Zwar ist der 8. Juli, wie von der Lega vorgeschlagen, rein technisch gar nicht möglich. Wohl aber der 22. Juli. Sollte es so kommen, wäre das die kürzeste Zeit in der Geschichte der Italienischen Republik, nach der die Wähler wieder an die Urnen gerufen werden. Und dass dann ein weniger kompliziertes Ergebnis als im März herauskommt, ist wegen eines immer noch komplizierten Wahlgesetzes unwahrscheinlich.

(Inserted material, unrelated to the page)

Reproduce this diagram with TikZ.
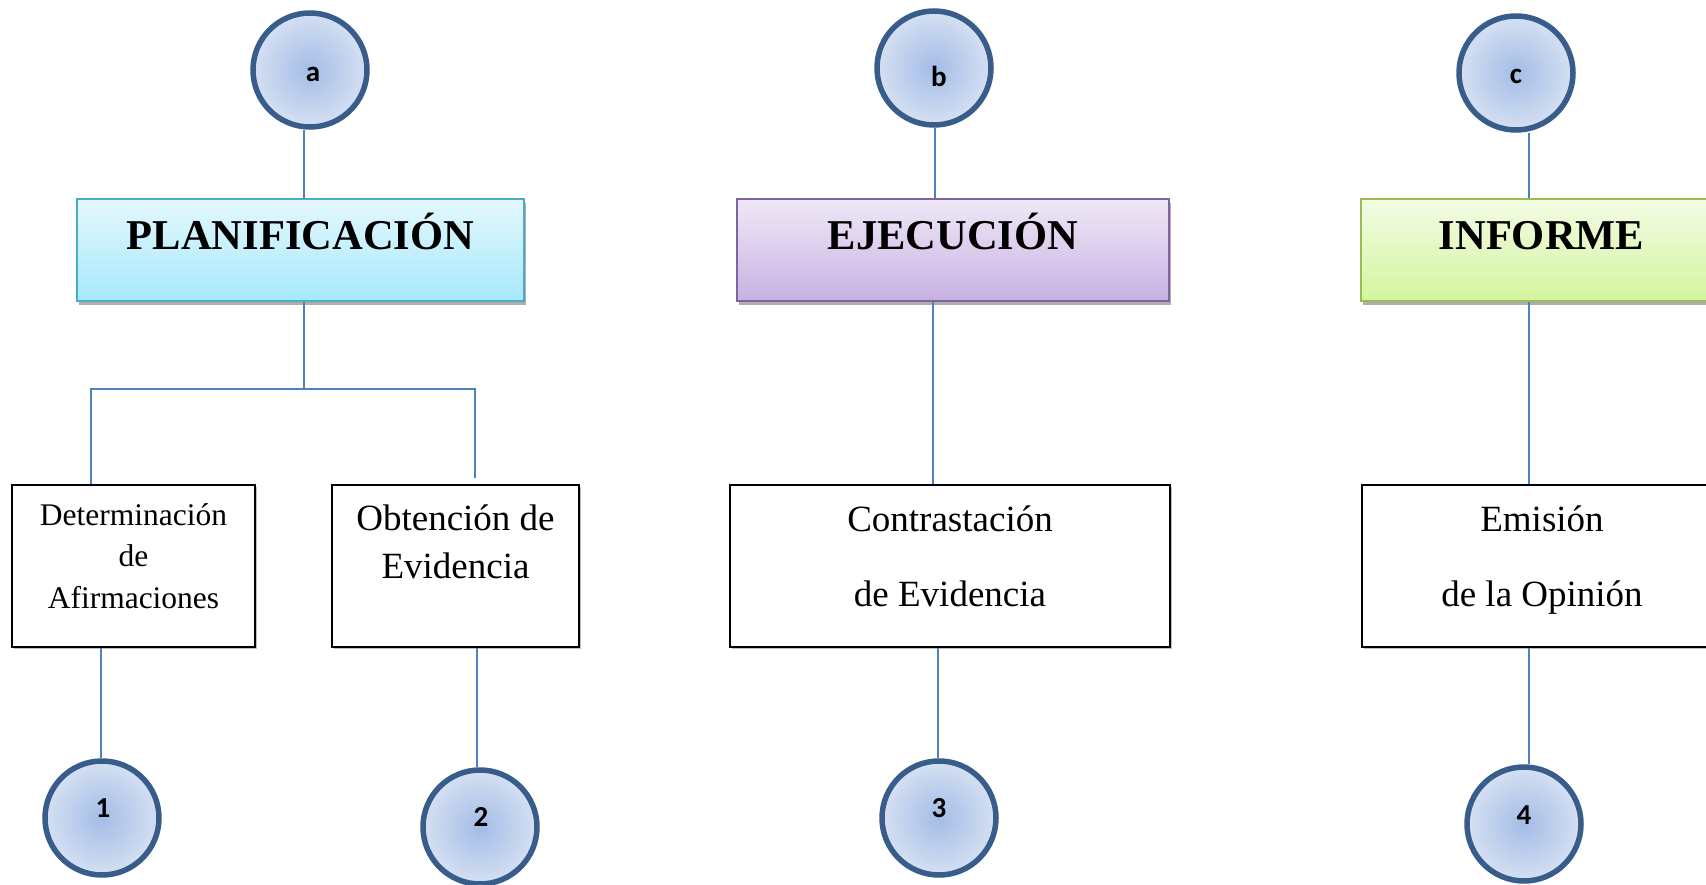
\documentclass[tikz,border=0pt]{standalone}
\usepackage{fontspec}
\setmainfont{Liberation Serif}
\newfontfamily\calfont{Carlito}
\usetikzlibrary{shadows}
\definecolor{conncol}{HTML}{4F81BD}
\definecolor{circborder}{HTML}{385D8A}
\definecolor{circin}{HTML}{A3BCE6}
\definecolor{circout}{HTML}{D5E0F2}
\definecolor{pltop}{HTML}{E4F8FD}
\definecolor{plbot}{HTML}{A6E8FB}
\definecolor{plborder}{HTML}{4BACC6}
\definecolor{ejtop}{HTML}{EFE8F7}
\definecolor{ejbot}{HTML}{C8B1E2}
\definecolor{ejborder}{HTML}{8064A2}
\definecolor{intop}{HTML}{F3FBE4}
\definecolor{inbot}{HTML}{D3F59E}
\definecolor{inborder}{HTML}{9BBB59}
\begin{document}
\begin{tikzpicture}[x=1pt,y=-1pt,
  conn/.style={draw=conncol, line width=2pt},
  circ/.style={circle, draw=circborder, line width=5.5pt, inner color=circin, outer color=circout, minimum size=114pt, inner sep=0pt},
  clabel/.style={font=\calfont\bfseries\fontsize{29}{29}\selectfont, inner sep=0pt, text=black},
  head/.style={rectangle, line width=1.5pt, minimum height=102pt, inner sep=0pt, text height=30pt, text depth=30pt,
    font=\bfseries\fontsize{42.5}{42.5}\selectfont,
    drop shadow={shadow xshift=2pt, shadow yshift=-4pt, fill=black!70, opacity=0.45}},
  lbox/.style={rectangle, draw=black, line width=1.2pt, fill=white, inner sep=0pt, minimum height=162pt,
    drop shadow={shadow xshift=1.5pt, shadow yshift=-1.5pt, fill=black!50, opacity=0.5}},
  ltext/.style={anchor=base, inner sep=0pt, font=\fontsize{37}{37}\selectfont},
  stext/.style={anchor=base, inner sep=0pt, font=\fontsize{31.5}{31.5}\selectfont},
]
\useasboundingbox (0,0) rectangle (1706,885);
\fill[white] (0,0) rectangle (1706,885);

% circles
\node[circ, label={[clabel,xshift=3pt,yshift=-4pt]center:a}] (a) at (310,70) {};
\node[circ, label={[clabel,xshift=5pt,yshift=-8pt]center:b}] (b) at (934,68) {};
\node[circ, label={[clabel,yshift=-3pt]center:c}] (c) at (1516,73) {};
\node[circ, label={[clabel,xshift=1pt,yshift=10pt]center:1}] (n1) at (102,818) {};
\node[circ, label={[clabel,xshift=1pt,yshift=10pt]center:2}] (n2) at (480,827) {};
\node[circ, label={[clabel,yshift=10pt]center:3}] (n3) at (939,818) {};
\node[circ, label={[clabel,yshift=9pt]center:4}] (n4) at (1524,824) {};

% headers
\node[head, draw=plborder, top color=pltop, bottom color=plbot, minimum width=447pt] (plan) at (300.5,250) {PLANIFICACIÓN};
\node[head, draw=ejborder, top color=ejtop, bottom color=ejbot, minimum width=432pt] (eje) at (953,250) {EJECUCIÓN};
\node[head, draw=inborder, top color=intop, bottom color=inbot, minimum width=361pt] (inf) at (1541.5,250) {INFORME};

% lower boxes
\node[lbox, minimum width=243pt] (det) at (133.5,566) {};
\node[lbox, minimum width=247pt] (obt) at (455.5,566) {};
\node[lbox, minimum width=440pt] (con) at (950,566) {};
\node[lbox, minimum width=360pt] (emi) at (1542,566) {};

% texts
\node[stext] (det1) at (133.5,525) {Determinación};
\node[stext] (det2) at (133.5,566) {de};
\node[stext] (det3) at (133.5,608) {Afirmaciones};
\node[ltext] (obt1) at (455.5,530) {Obtención de};
\node[ltext] (obt2) at (455.5,578) {Evidencia};
\node[ltext] (con1) at (950,531) {Contrastación};
\node[ltext] (con2) at (950,606) {de Evidencia};
\node[ltext] (emi1) at (1542,531) {Emisión};
\node[ltext] (emi2) at (1542,606) {de la Opinión};

% connector coordinates
\coordinate (xa) at (304,0);
\coordinate (brl) at (91,389);
\coordinate (brr) at (475,389);
\coordinate (obtend) at (475,478);
\coordinate (x1) at (101,0);
\coordinate (x2) at (477,0);
\coordinate (xb) at (935,0);
\coordinate (xe) at (933,0);
\coordinate (x3) at (938,0);
\coordinate (xc) at (1529,0);

\draw[conn] (xa |- a.south) -- (xa |- plan.north);
\draw[conn] (xa |- plan.south) -- (xa |- brl);
\draw[conn] (brl |- det.north) -- (brl) -- (brr) -- (obtend);
\draw[conn] (x1 |- det.south) -- (x1 |- n1.north);
\draw[conn] (x2 |- obt.south) -- (x2 |- n2.north);
\draw[conn] (xb |- b.south) -- (xb |- eje.north);
\draw[conn] (xe |- eje.south) -- (xe |- con.north);
\draw[conn] (x3 |- con.south) -- (x3 |- n3.north);
\draw[conn] (xc |- c.south) -- (xc |- inf.north);
\draw[conn] (xc |- inf.south) -- (xc |- emi.north);
\draw[conn] (xc |- emi.south) -- (xc |- n4.north);
\end{tikzpicture}
\end{document}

Nicht nur das dürfte in Brüssel und Berlin mit Sorge betrachtet werden.

Viel lauter könnten die Alarmglocken bald schrillen - und auch von Salvini und Co. nicht mehr ignoriert werden, wenn es zu Unruhen an den Märkten kommt. Die politische Instabilität bremse Investitionen und den Konsum weiter aus, erklärte der Ökonom Carsten Hesse der Berenberg-Bank. Im ersten Quartal sei das Bruttoinlandsprodukt um nur 0,3 Prozent gewachsen, so wenig wie sonst kaum in einem Land der Eurozone. Nach der Wahl reagierten die Finanzmärkte noch vergleichsweise ruhig, doch die Aussicht auf baldige Neuwahlen mit einer ähnlichen Pattsituation verschreckte die Anleger am Dienstag.

«Italien befindet sich im Limbus»

Italien ist so hoch verschuldet wie kaum ein anderes Land auf der Welt, das Bankensystem berappelt sich nach langer Krise nur langsam, die Wirtschaft hinkt weiter. Eine Wahl im Herbst hätte laut Mattarella auch eine Anhebung der Mehrwertsteuer zur Folge - was wiederum «rezessive Effekte» nach sich ziehen würde: Die gerade wieder etwas positivere Entwicklung der Wirtschaft würde gedämpft.

«Italien befindet sich im Limbus (Vorhölle) – im Moment ist nicht abzusehen, wie es weiter gehen wird», sagte Caroline Kanter von der Konkrad-Adenauer-Stiftung in Rom. «Was Deutschland betrifft, so sehe ich derzeit die wirtschaftlichen Beziehungen aber nicht gefährdet, sondern stabil und solide.»

Spricht das Parlament einer neutralen Regierung das Vertrauen aus, könnte sie das Land immerhin durch das Jahr führen, den Haushalt verabschieden und dann abtreten. Eine Neuwahl stünde dann 2019 an. Einigen sich die Parteien in der Zwischenzeit doch noch auf eine politische Regierung, könnten die Experten schon früher zurücktreten.

Doch derzeit sieht es nach dem gefürchteten Szenario aus, denn Lega und Fünf Sterne haben eine Mehrheit im Parlament: Bekommt die neutrale Regierung nicht das Vertrauen, ist eine Neuwahl im Sommer oder im Herbst kaum abzuwenden. «Von heute an sind wir wieder im Wahlkampf», rief Di Maio bereits. Für viele Italiener eine gruselige Vorstellung, erneut wochenlange Polemik ertragen zu müssen. Mattarella warnte schlicht vor einem «ähnlich bitteren und polemischen Wahlkampf» ohne Sieger.